Likewise on a patio – where it meets a border or lawn – having something that separates is key. There are many different ways of doing it. They don’t cost a fortune and, when installed, having an edging will dramatically reduce your maintenance in keeping surfaces from merging.

Relatively inexpensive plastic is an obvious choice. It can be bought in rigid half-metre spans that are hammered into the ground. Then there is flexible edging – the same tough plastic as rigid, but you can bend it into sculptured shapes and curves. Corrugated edging, either plastic or metal, comes in a roll and you dig it in, taking an element of the soil out, pushing the edging in, then packing the soil back in behind it.

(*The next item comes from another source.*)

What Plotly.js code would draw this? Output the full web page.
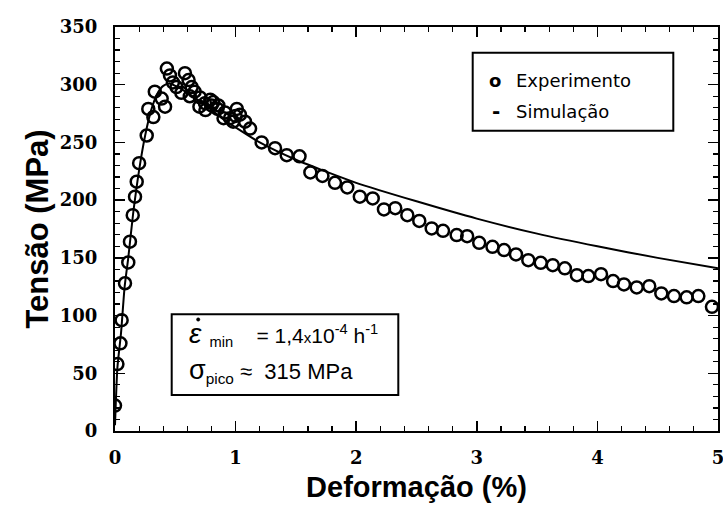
<!DOCTYPE html>
<html>
<head>
<meta charset="utf-8">
<script src="https://cdn.plot.ly/plotly-3.0.1.min.js"></script>
<style>html,body{margin:0;padding:0;background:#fff;}#chart{width:723px;height:506px;}</style>
</head>
<body>
<div id="chart"></div>
<script>
// Experimental data (Deformação %, Tensão MPa)
const expX = [0.0, 0.02, 0.045, 0.055, 0.083, 0.11, 0.124, 0.147, 0.166, 0.18, 0.2, 0.263, 0.276, 0.318, 0.33, 0.387, 0.415,
  0.43, 0.456, 0.48, 0.51, 0.55, 0.58, 0.61, 0.62, 0.636, 0.66, 0.7, 0.705, 0.746, 0.75, 0.79, 0.8, 0.815, 0.85, 0.857, 0.9, 0.912, 0.954, 0.98, 1.0, 1.01, 1.036, 1.078, 1.12, 1.216,
  1.327, 1.424, 1.53, 1.62, 1.72, 1.824, 1.926, 2.03, 2.137, 2.23, 2.324, 2.424, 2.523, 2.626, 2.72, 2.833, 2.92,
  3.02, 3.13, 3.226, 3.325, 3.427, 3.53, 3.63, 3.73, 3.83, 3.925, 4.03, 4.13, 4.22, 4.326, 4.43, 4.53, 4.635, 4.74, 4.837, 4.95];
const expY = [22, 58, 76, 96, 128, 146, 164, 187, 203, 216, 232, 256, 279, 272, 294, 288, 281,
  314, 308, 302, 298, 293, 310, 304, 290, 298, 294, 281, 289, 284, 278, 287, 282, 285, 279, 282, 271, 276, 271, 268, 273, 279, 274, 268, 262, 250,
  245, 239, 238, 224, 221, 215, 211, 203, 201.5, 192, 193, 187, 182, 175.5, 173.4, 169.7, 168.8,
  163, 159.6, 156.7, 153, 148, 145.7, 143.7, 140.9, 135, 134.2, 135.9, 129.9, 127, 124.4, 125.5, 119.2, 116.9, 115.8, 116.9, 107.6];

// Simulation curve
const simX = [0, 0.02, 0.05, 0.08, 0.11, 0.15, 0.2, 0.25, 0.3, 0.35, 0.4, 0.45, 0.5, 0.6, 0.7, 0.8, 0.9, 1.0, 1.2, 1.5, 2.0, 2.5, 3.0, 3.5, 4.0, 4.5, 5.0];
const simY = [5, 55, 85, 125, 150, 188, 226, 256, 278, 292, 299, 301, 299, 293, 286, 278, 270, 263, 250, 235, 215, 199, 184, 171, 160, 150, 141];

const xTicks = [0, 1, 2, 3, 4, 5];
const yTicks = [0, 50, 100, 150, 200, 250, 300, 350];

const legendNames = ['Experimento', 'Simulação'];
const NB = '\u00a0';
const noteLine1 = '<span style="font-size:28px"><i>ε</i></span><sub>' + NB + NB + 'min</sub>' + NB.repeat(4) + '= 1,4<span style="font-size:15px">x</span>10<sup>-4</sup>' + NB + 'h<sup>-1</sup>';
const noteLine2 = '<span style="font-size:27px">σ</span><sub>pico</sub>' + NB + '≈' + NB + NB + '315 MPa';

const tickFont = {family: 'DejaVu Serif', size: 18, color: '#000', weight: 'bold'};
const titleFont = {family: 'Liberation Sans, Arial', size: 29, color: '#000', weight: 'bold'};
const yTitleFont = {family: 'Liberation Sans, Arial', size: 31, color: '#000', weight: 'bold'};

const traces = [
  {x: simX, y: simY, mode: 'lines', name: legendNames[1], line: {color: '#000', width: 2, shape: 'spline', smoothing: 0.6}, showlegend: false},
  {x: expX, y: expY, mode: 'markers', name: legendNames[0], marker: {symbol: 'circle-open', size: 12, color: '#000', line: {color: '#000', width: 2.5}}, showlegend: false}
];

// paper-coordinate helpers (plot area: left 115, top 27, width 603, height 404)
const px = v => (v - 115) / 603;
const py = v => (431 - v) / 404;

const layout = {
  width: 723, height: 506,
  margin: {l: 115, r: 5, t: 27, b: 75},
  paper_bgcolor: '#fff', plot_bgcolor: '#fff',
  xaxis: {
    range: [0, 5], tickvals: xTicks, ticktext: xTicks.map(String),
    ticks: 'inside', ticklen: 10, tickwidth: 1.5, tickcolor: '#000',
    minor: {dtick: 0.2, ticks: 'inside', ticklen: 5, tickwidth: 1.2, tickcolor: '#000', showgrid: false},
    showline: true, linewidth: 2, linecolor: '#000', mirror: 'ticks',
    showgrid: false, zeroline: false, tickfont: tickFont, ticklabelstandoff: 9, ticklabeloverflow: 'allow',
    title: {text: 'Deformação (%)', font: titleFont, standoff: 10}
  },
  yaxis: {
    range: [0, 350], tickvals: yTicks, ticktext: yTicks.map(String),
    ticks: 'inside', ticklen: 10, tickwidth: 1.5, tickcolor: '#000',
    minor: {dtick: 10, ticks: 'inside', ticklen: 5, tickwidth: 1.2, tickcolor: '#000', showgrid: false},
    showline: true, linewidth: 2, linecolor: '#000', mirror: 'ticks',
    showgrid: false, zeroline: false, tickfont: tickFont, ticklabelstandoff: 12, ticklabeloverflow: 'allow',
    title: {text: 'Tensão (MPa)', font: yTitleFont, standoff: 2}
  },
  shapes: [
    {type: 'rect', xref: 'paper', yref: 'paper', x0: px(472.7), x1: px(673.3), y0: py(130.7), y1: py(52.7), line: {color: '#000', width: 2}, fillcolor: '#fff'},
    {type: 'rect', xref: 'paper', yref: 'paper', x0: px(171.7), x1: px(398.3), y0: py(395), y1: py(314.3), line: {color: '#000', width: 2}, fillcolor: '#fff'},
    // dot over epsilon
    {type: 'circle', xref: 'paper', yref: 'paper', x0: px(196.5), x1: px(199.9), y0: py(321.2), y1: py(317.8), line: {color: '#000', width: 0.5}, fillcolor: '#000'}
  ],
  annotations: [
    {xref: 'paper', yref: 'paper', x: px(495), y: py(80), text: '<b>o</b>', showarrow: false, xanchor: 'center', yanchor: 'middle', font: {family: 'DejaVu Sans', size: 18, color: '#000'}},
    {xref: 'paper', yref: 'paper', x: px(514), y: py(80), text: legendNames[0], showarrow: false, xanchor: 'left', yanchor: 'middle', font: {family: 'DejaVu Sans', size: 18, color: '#000'}},
    {xref: 'paper', yref: 'paper', x: px(496), y: py(111), text: '<b>-</b>', showarrow: false, xanchor: 'center', yanchor: 'middle', font: {family: 'DejaVu Sans', size: 20, color: '#000'}},
    {xref: 'paper', yref: 'paper', x: px(514), y: py(112), text: legendNames[1], showarrow: false, xanchor: 'left', yanchor: 'middle', font: {family: 'DejaVu Sans', size: 18, color: '#000'}},
    {xref: 'paper', yref: 'paper', x: px(187), y: py(334), text: noteLine1, showarrow: false, xanchor: 'left', yanchor: 'middle', font: {family: 'Liberation Sans, Arial', size: 21, color: '#000'}},
    {xref: 'paper', yref: 'paper', x: px(187), y: py(371), text: noteLine2, showarrow: false, xanchor: 'left', yanchor: 'middle', font: {family: 'Liberation Sans, Arial', size: 22, color: '#000'}}
  ]
};

Plotly.newPlot('chart', traces, layout, {staticPlot: true, displayModeBar: false});
</script>
</body>
</html>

One of the most popular is known as log-roll – a series of half-cut logs on wire that can be placed along the edge of a border. It’s simple and effective. You can place edging slightly below the grass level, meaning you can’t see it but the grass can’t grow over it. This is ideal if you want to mow over it. Other people leave their edging proud – you can’t mow over it, but a strimmer will keep it neat. Both techniques are practical.

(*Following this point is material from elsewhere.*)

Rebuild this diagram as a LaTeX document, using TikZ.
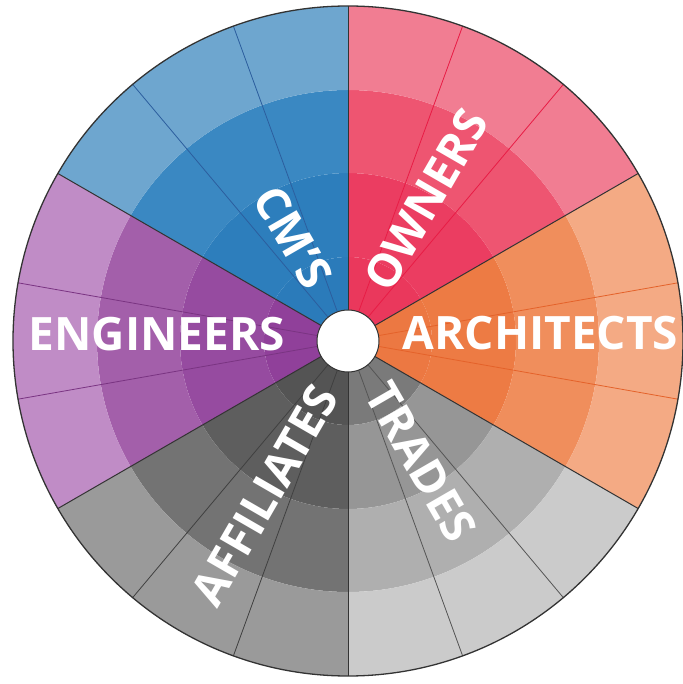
\documentclass[tikz,border=0pt]{standalone}
\usepackage{fontspec}
\setmainfont{Open Sans}
\newcommand\wseg[5]{\fill[#5] (#1:#3) arc[start angle=#1,end angle=#2,radius=#3] -- (#2:#4) arc[start angle=#2,end angle=#1,radius=#4] -- cycle;}
\newcommand\wsector[7]{%
  \wseg{#1}{#2}{31}{84}{#3}
  \wseg{#1}{#2}{84}{168}{#4}
  \wseg{#1}{#2}{168}{251}{#5}
  \wseg{#1}{#2}{251}{335}{#6}
  \draw[divline,#7] (#1+20:31) -- (#1+20:335);
  \draw[divline,#7] (#1+40:31) -- (#1+40:335);
}
\definecolor{cmA}{HTML}{2B7BBA}\definecolor{cmB}{HTML}{2D7EBC}\definecolor{cmC}{HTML}{3A88C2}\definecolor{cmD}{HTML}{6EA6CF}\definecolor{cmL}{HTML}{2C5E9E}
\definecolor{owA}{HTML}{EA385C}\definecolor{owB}{HTML}{EB3D61}\definecolor{owC}{HTML}{EE5571}\definecolor{owD}{HTML}{F17D92}\definecolor{owL}{HTML}{E81C45}
\definecolor{arA}{HTML}{EC7842}\definecolor{arB}{HTML}{ED7B44}\definecolor{arC}{HTML}{F08E5C}\definecolor{arD}{HTML}{F4AA84}\definecolor{arL}{HTML}{E4622A}
\definecolor{trA}{HTML}{7A7A7A}\definecolor{trB}{HTML}{969696}\definecolor{trC}{HTML}{AFAFAF}\definecolor{trD}{HTML}{CBCBCB}\definecolor{trL}{HTML}{555555}
\definecolor{afA}{HTML}{545454}\definecolor{afB}{HTML}{5E5E5E}\definecolor{afC}{HTML}{737373}\definecolor{afD}{HTML}{9A9A9A}\definecolor{afL}{HTML}{404040}
\definecolor{enA}{HTML}{90409A}\definecolor{enB}{HTML}{964BA0}\definecolor{enC}{HTML}{A35FAA}\definecolor{enD}{HTML}{C08CC6}\definecolor{enL}{HTML}{7A3482}
\begin{document}
\begin{tikzpicture}[x=1pt,y=1pt,
  divline/.style={line width=0.8pt},
  border/.style={draw=black!80,line width=1pt},
  lbl/.style={text=white,font=\fontsize{46}{46}\selectfont\bfseries,inner sep=0pt}]
\useasboundingbox (-348,-343) rectangle (334,341);
\wsector{90}{150}{cmA}{cmB}{cmC}{cmD}{cmL}
\wsector{30}{90}{owA}{owB}{owC}{owD}{owL}
\wsector{-30}{30}{arA}{arB}{arC}{arD}{arL}
\wsector{-90}{-30}{trA}{trB}{trC}{trD}{trL}
\wsector{-150}{-90}{afA}{afB}{afC}{afD}{afL}
\wsector{150}{210}{enA}{enB}{enC}{enD}{enL}
\foreach \a in {30,90,150,210,270,330} \draw[border] (\a:31) -- (\a:335);
\draw[border,line width=1.3pt] (0,0) circle[radius=335];
\node[circle,fill=white,draw=black!80,line width=1pt,minimum size=62pt,inner sep=0pt] (hub) at (0,0) {};
\node[lbl] (engineers) at (-191,6.5) {ENGINEERS};
\node[lbl] (architects) at (192.5,8) {ARCHITECTS};
\node[lbl,rotate=-60] (cms) at (-55,104) {CM’S};
\node[lbl,rotate=60] (owners) at (78,141) {OWNERS};
\node[lbl,rotate=-60] (trades) at (73,-121) {TRADES};
\node[lbl,rotate=60] (affiliates) at (-83,-154) {AFFILIATES};
\end{tikzpicture}
\end{document}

Brick or stone is popular, either in traditional paving blocks or reused house brick. Both can be effective. Clear a trench, place them in position then pack the soil back in behind them. Rope-top edging made of terracotta remains a good choice.

Tree edging

Also try edging around the base of trees using tiles. Use an ordinary hula hoop as a marker. Cut it, then wrap it around the base of a young tree, cutting out the soil and grass within it. A piece of string or old hosepipe will work for marking the lines but doesn’t give a template of a perfect circle. After laying the tiles around the edge (for more permanency, use a mix of three parts sharp sand and one part cement), top up with fresh compost and pack the soil back in around the outside. Inside, replace the soil and earth with slate chippings or mulch to stop the grass growing up to the edge of the tree. Hey presto, not only will your tree benefit, but suddenly you’ve got a classy garden feature too.